沙田 そうですね。デモを作って、そこにそれぞれが考えてきたフレーズを入れてバンドで合わせたときに「うんうんうん、じゃあそういうふうにやってみよっかな」みたいな話をしながらですね。だから曲を作るときは、わりとスムーズです。それよりもBメロのコードとか、ほんとに大きい部分の展開の見せ方のほうが悩みますね。ねごとっぽいおまけ、みたいな(笑)。曲の中の何かひとひねりを考え出すときには「ちょっと時間をください」って感じになるときもあります。
──そこで歌詞のほうに「こういう言葉をお願い」みたいにリクエストすることはあるんですか?
沙田 リクエストしてる曲は何曲かありますね。「ビーサイド」と「季節」……それぐらいかな。「ビーサイド」は「1日何もしませんでしたー、みたいな曲にしてほしい」って言いました。「今日は何も生産しなかった、消費するだけの1日だった。したいことあった気もするなぁ」……みたいなことを、って言った気がします。
蒼山 そうですね(笑)。
沙田 「季節」は、もう「<季節>っていうタイトルに似合うような歌詞にしたい」って言って。
蒼山 それはオケ作ってるときから季節っぽい感じがすごくあったから、納得できましたね。しかも季節って言っても、夏とかじゃなくて、秋とかいう感じかな、って。
──そうやって、それぞれの曲のイメージを話しながら作っていくんですか?
沙田 「これ、どういう印象受けた?」みたいなことは話しますね。「メルシールー」は、最初にキーボードリフがずっと回ってて、淡々としてて、ドラムはドン・ドン・ドン、みたいな。で、「最初から最後までちょっとスローな感じで」みたいな話をしてたから、最初は「TANTAN」という仮タイトルがついてました(笑)。
──淡々としてるから、タンタン?
蒼山 いえ、アルファベットの「TANTAN」です(笑)。
沙田 カッコつけましたね、そこは(笑)。あと「week…end」は「トカゲ」だったし。トカゲっぽいから(笑)。
澤村 「揺れる」は「シャラーン」だった気がする。
沙田 ああ、そうだね。小夜子が「シャラーンっぽい」って言ったんですけど、「えっ何? でもわかる!」みたいな(笑)。
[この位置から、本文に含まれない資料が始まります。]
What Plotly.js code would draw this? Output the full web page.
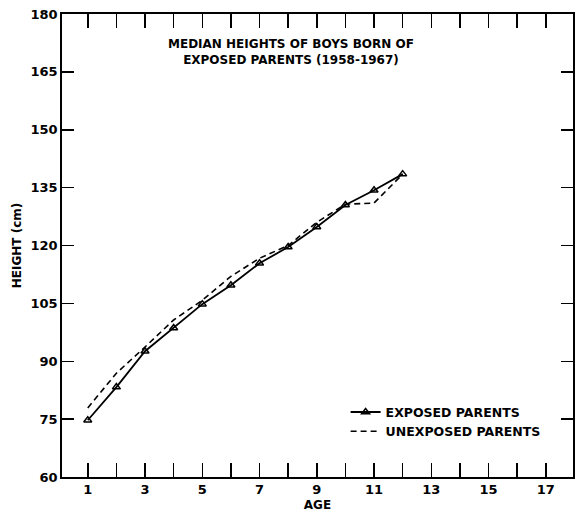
<!DOCTYPE html>
<html><head><meta charset="utf-8">
<script src="https://cdn.plot.ly/plotly-3.0.1.min.js"></script>
<style>html,body{margin:0;padding:0;background:#fff}</style>
</head><body>
<div id="chart" style="width:576px;height:514px"></div>
<script>
const ages = [1,2,3,4,5,6,7,8,9,10,11,12];
const exposedHeights = [74.7,83.3,92.6,98.6,104.8,109.7,115.4,119.6,124.8,130.5,134.3,138.5];
const unexposedHeights = [77.9,86.9,93.7,100.7,105.8,112.0,116.7,120.0,126.0,130.7,131.0,138.5];
const xTickVals = [1,3,5,7,9,11,13,15,17];
const yTickVals = [60,75,90,105,120,135,150,165,180];
const titleLines = ["MEDIAN HEIGHTS OF BOYS BORN OF","EXPOSED PARENTS (1958-1967)"];
const seriesNames = ["EXPOSED PARENTS","UNEXPOSED PARENTS"];

const fontFam = "DejaVu Sans, sans-serif";
const traces = [
  {x: ages, y: exposedHeights, name: seriesNames[0], mode: "lines+markers",
   line: {color: "#000", width: 1.8},
   marker: {symbol: "triangle-up-open", size: 7, color: "#000", line: {width: 1.5}}},
  {x: ages, y: unexposedHeights, name: seriesNames[1], mode: "lines",
   line: {color: "#000", width: 1.6, dash: "6px,4px"}}
];
const allTicks = [];
for (let i = 1; i <= 17; i++) allTicks.push(i);
const layout = {
  width: 576, height: 514,
  margin: {l: 62, r: 3, t: 14, b: 37},
  paper_bgcolor: "#fff", plot_bgcolor: "#fff",
  showlegend: true,
  legend: {x: 0.555, y: 0.172, xanchor: "left", yanchor: "top", bgcolor: "rgba(0,0,0,0)",
    font: {family: fontFam, size: 12.5, color: "#000", weight: 700}, tracegroupgap: 0},
  xaxis: {range: [0.1, 17.95], tickvals: xTickVals, ticktext: xTickVals.map(String),
    ticks: "inside", ticklen: 14, tickwidth: 1.5, tickcolor: "#000",
    showline: true, linecolor: "#000", linewidth: 1.8, mirror: "ticks",
    showgrid: false, zeroline: false,
    tickfont: {family: fontFam, size: 13, color: "#000", weight: 700},
    title: {text: "AGE", standoff: 4, font: {family: fontFam, size: 12, color: "#000", weight: 700}},
    minor: {tickvals: allTicks, ticks: "inside", ticklen: 14, tickwidth: 1.5, tickcolor: "#000"}},
  yaxis: {range: [60, 180], tickvals: yTickVals, ticktext: yTickVals.map(String),
    ticks: "inside", ticklen: 12, tickwidth: 1.5, tickcolor: "#000",
    showline: true, linecolor: "#000", linewidth: 1.8, mirror: "ticks",
    showgrid: false, zeroline: false,
    tickfont: {family: fontFam, size: 13, color: "#000", weight: 700},
    title: {text: "HEIGHT (cm)", standoff: 6, font: {family: fontFam, size: 12, color: "#000", weight: 700}}},
  annotations: [
    {xref: "paper", yref: "paper", x: 0.449, y: 0.955, xanchor: "center", yanchor: "top",
     text: titleLines.join("<br>"), showarrow: false,
     font: {family: fontFam, size: 12, color: "#000", weight: 700}}
  ]
};
Plotly.newPlot("chart", traces, layout, {displayModeBar: false, staticPlot: true});
</script>
</body></html>
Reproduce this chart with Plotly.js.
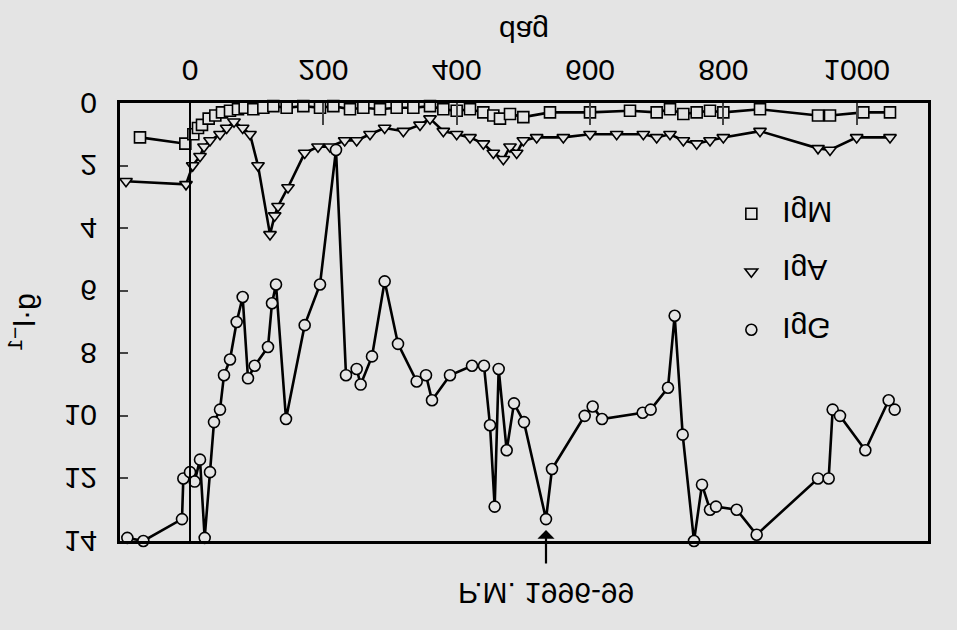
<!DOCTYPE html>
<html>
<head>
<meta charset="utf-8">
<script src="https://cdn.plot.ly/plotly-3.0.1.min.js"></script>
<style>
html,body{margin:0;padding:0;background:#e4e4e4;}
#chart{width:957px;height:630px;transform:scaleY(-1);transform-origin:50% 50%;}
</style>
</head>
<body>
<div id="chart"></div>
<script>
// IgG (circles)
const iggDays = [-94,-70,-12,-10,0,7,15,22,30,36,45,51,60,70,79,87,97,117,123,129,144,172,195,219,234,250,256,273,292,312,340,354,363,390,423,441,450,457,463,475,486,501,534,543,592,604,618,679,691,717,727,739,756,768,780,789,820,850,942,958,964,975,1013,1048,1057];
const iggVals = [13.9,14.0,13.3,12.0,11.8,12.1,11.4,13.9,11.8,10.2,9.8,8.7,8.2,7.0,6.2,8.8,8.4,7.8,6.4,5.8,10.1,7.1,5.8,1.5,8.7,8.5,9.0,8.1,5.7,7.7,8.9,8.7,9.5,8.7,8.4,8.4,10.3,12.9,8.5,11.1,9.6,10.2,13.3,11.7,10.0,9.7,10.1,9.9,9.8,9.1,6.8,10.6,14.0,12.2,13.0,12.9,13.0,13.8,12.0,12.0,9.8,10.0,11.1,9.5,9.8];
// IgA (triangles)
const igaDays = [-96,-6,4,15,21,30,45,55,66,79,90,102,120,127,132,147,172,192,210,232,250,270,292,320,345,360,380,400,420,440,455,470,480,490,500,520,560,600,640,680,700,720,740,760,780,800,855,942,960,1000,1050];
const igaVals = [2.5,2.6,2.0,1.7,1.4,1.2,1.0,0.8,0.6,0.8,1.0,2.0,4.2,3.6,3.3,2.7,1.6,1.4,1.4,1.2,1.2,1.0,0.8,0.9,0.7,0.5,0.9,1.0,1.1,1.3,1.6,1.8,1.4,1.6,1.2,1.1,1.1,1.0,1.0,1.0,1.1,1.0,1.2,1.3,1.2,1.1,0.9,1.45,1.5,1.1,1.1];
// IgM (squares)
const igmDays = [-75,-7,5,12,18,28,38,48,60,72,82,95,110,125,145,170,195,215,240,260,285,310,335,360,380,400,420,440,455,465,480,500,540,600,660,700,720,740,760,780,800,855,942,960,1010,1050];
const igmVals = [1.1,1.3,1.0,0.8,0.7,0.5,0.4,0.3,0.25,0.2,0.15,0.2,0.15,0.1,0.15,0.1,0.15,0.1,0.2,0.15,0.2,0.15,0.15,0.1,0.2,0.25,0.2,0.3,0.4,0.5,0.35,0.45,0.3,0.3,0.25,0.3,0.2,0.35,0.3,0.25,0.3,0.2,0.4,0.4,0.3,0.3];

const seriesNames = ["IgG","IgA","IgM"];
const xTicks = [0,200,400,600,800,1000];
const yTicks = [0,2,4,6,8,10,12,14];
const noteIndex = 42; // P.M. 1996-99 point in IgG

const BG = "#e4e4e4";
const FONT = "Liberation Sans, Arial, sans-serif";
function line(x,y,sym,name){
  return {x:x,y:y,mode:"lines+markers",name:name,showlegend:false,
    line:{color:"#000",width:2.6},
    marker:{symbol:sym,size:11,color:BG,line:{color:"#000",width:1.6}},
    cliponaxis:false};
}
function leg(sym,name){
  return {x:[null],y:[null],mode:"markers",name:name,legendgroup:name,
    marker:{symbol:sym,size:11,color:BG,line:{color:"#000",width:1.6}}};
}
const data = [
  line(igmDays,igmVals,"square",seriesNames[2]),
  line(igaDays,igaVals,"triangle-up",seriesNames[1]),
  line(iggDays,iggVals,"circle",seriesNames[0]),
  leg("circle",seriesNames[0]), leg("triangle-up",seriesNames[1]), leg("square",seriesNames[2])
];
const layout = {
  width:957,height:630,
  paper_bgcolor:BG,plot_bgcolor:BG,
  margin:{l:120,r:29,t:89,b:103},
  font:{family:FONT,size:30,color:"#000"},
  showlegend:true,
  legend:{x:0.743,y:0.577,xanchor:"left",yanchor:"top",bgcolor:"rgba(0,0,0,0)",
    tracegroupgap:16,font:{size:30},itemwidth:52},
  xaxis:{range:[-105,1107],tickvals:xTicks,ticks:"inside",ticklen:22,tickwidth:2,
    showgrid:false,zeroline:false,showline:true,linewidth:3,linecolor:"#000",mirror:true,
    ticklabelstandoff:4,
    title:{text:"dag",font:{size:30},standoff:14}},
  yaxis:{range:[0,14],tickvals:yTicks,ticks:"inside",ticklen:8,tickwidth:2,
    showgrid:false,zeroline:false,showline:true,linewidth:3,linecolor:"#000",mirror:true,
    ticklabelstandoff:14,
    title:{text:"g·l<sup>−1</sup>",font:{size:30},standoff:20}},
  shapes:[{type:"line",xref:"x",yref:"paper",x0:0,x1:0,y0:0,y1:1,line:{color:"#000",width:2}}],
  annotations:[
    {x:iggDays[noteIndex],y:iggVals[noteIndex],xref:"x",yref:"y",text:"",showarrow:true,
     ax:0,ay:-46,arrowhead:1,arrowsize:1.3,arrowwidth:2.2,arrowcolor:"#000",standoff:11},
    {x:iggDays[noteIndex],y:1.12,xref:"x",yref:"paper",text:"P.M. 1996-99",showarrow:false,
     yanchor:"middle",font:{size:30}}
  ]
};
Plotly.newPlot("chart",data,layout,{staticPlot:true});
</script>
</body>
</html>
──それが「揺れる」というタイトルになったのは、なんとなく納得ですね。
蒼山 シャラーンって、音自体、揺れてる感じがしますからね。曲の中でもブランコに乗ってるし、裏でも♪トゥールールールーって鳴ってる音にフワーッてなる感じがあるので、すごくいいタイトルだと思います。
ねごと
蒼山幸子(Vo, Key)、沙田瑞紀(G)、藤咲佑(B)、澤村小夜子(Dr)からなる4人組バンド。高校2年生だった2008年1月に結成し、春に開催された「閃光ライオット2008」に応募。予選を順当に通過し、8月に行われた決勝大会に進出。審査員特別賞を受賞する。同年11月に発売された「閃光ライオット2008」コンピレーションアルバムにも、大会で披露した楽曲「ループ」で参加する。その後勉強に専念するため一時ライブ活動を休止するも、2009年9月に本格活動開始。2010年2月より行っている自主企画「お口ポカーンフェス?!」も毎回好評を博している。2010年9月29日、1stミニアルバム「Hello! "Z"」をKi/oon Recordsよりリリース。2011年3月発表の1stシングル「カロン」はau「LISMO!」のCMソングとしてオンエアされ、幅広い層から注目を集めた。同年7月、初のフルアルバム「ex Negoto」を発売する。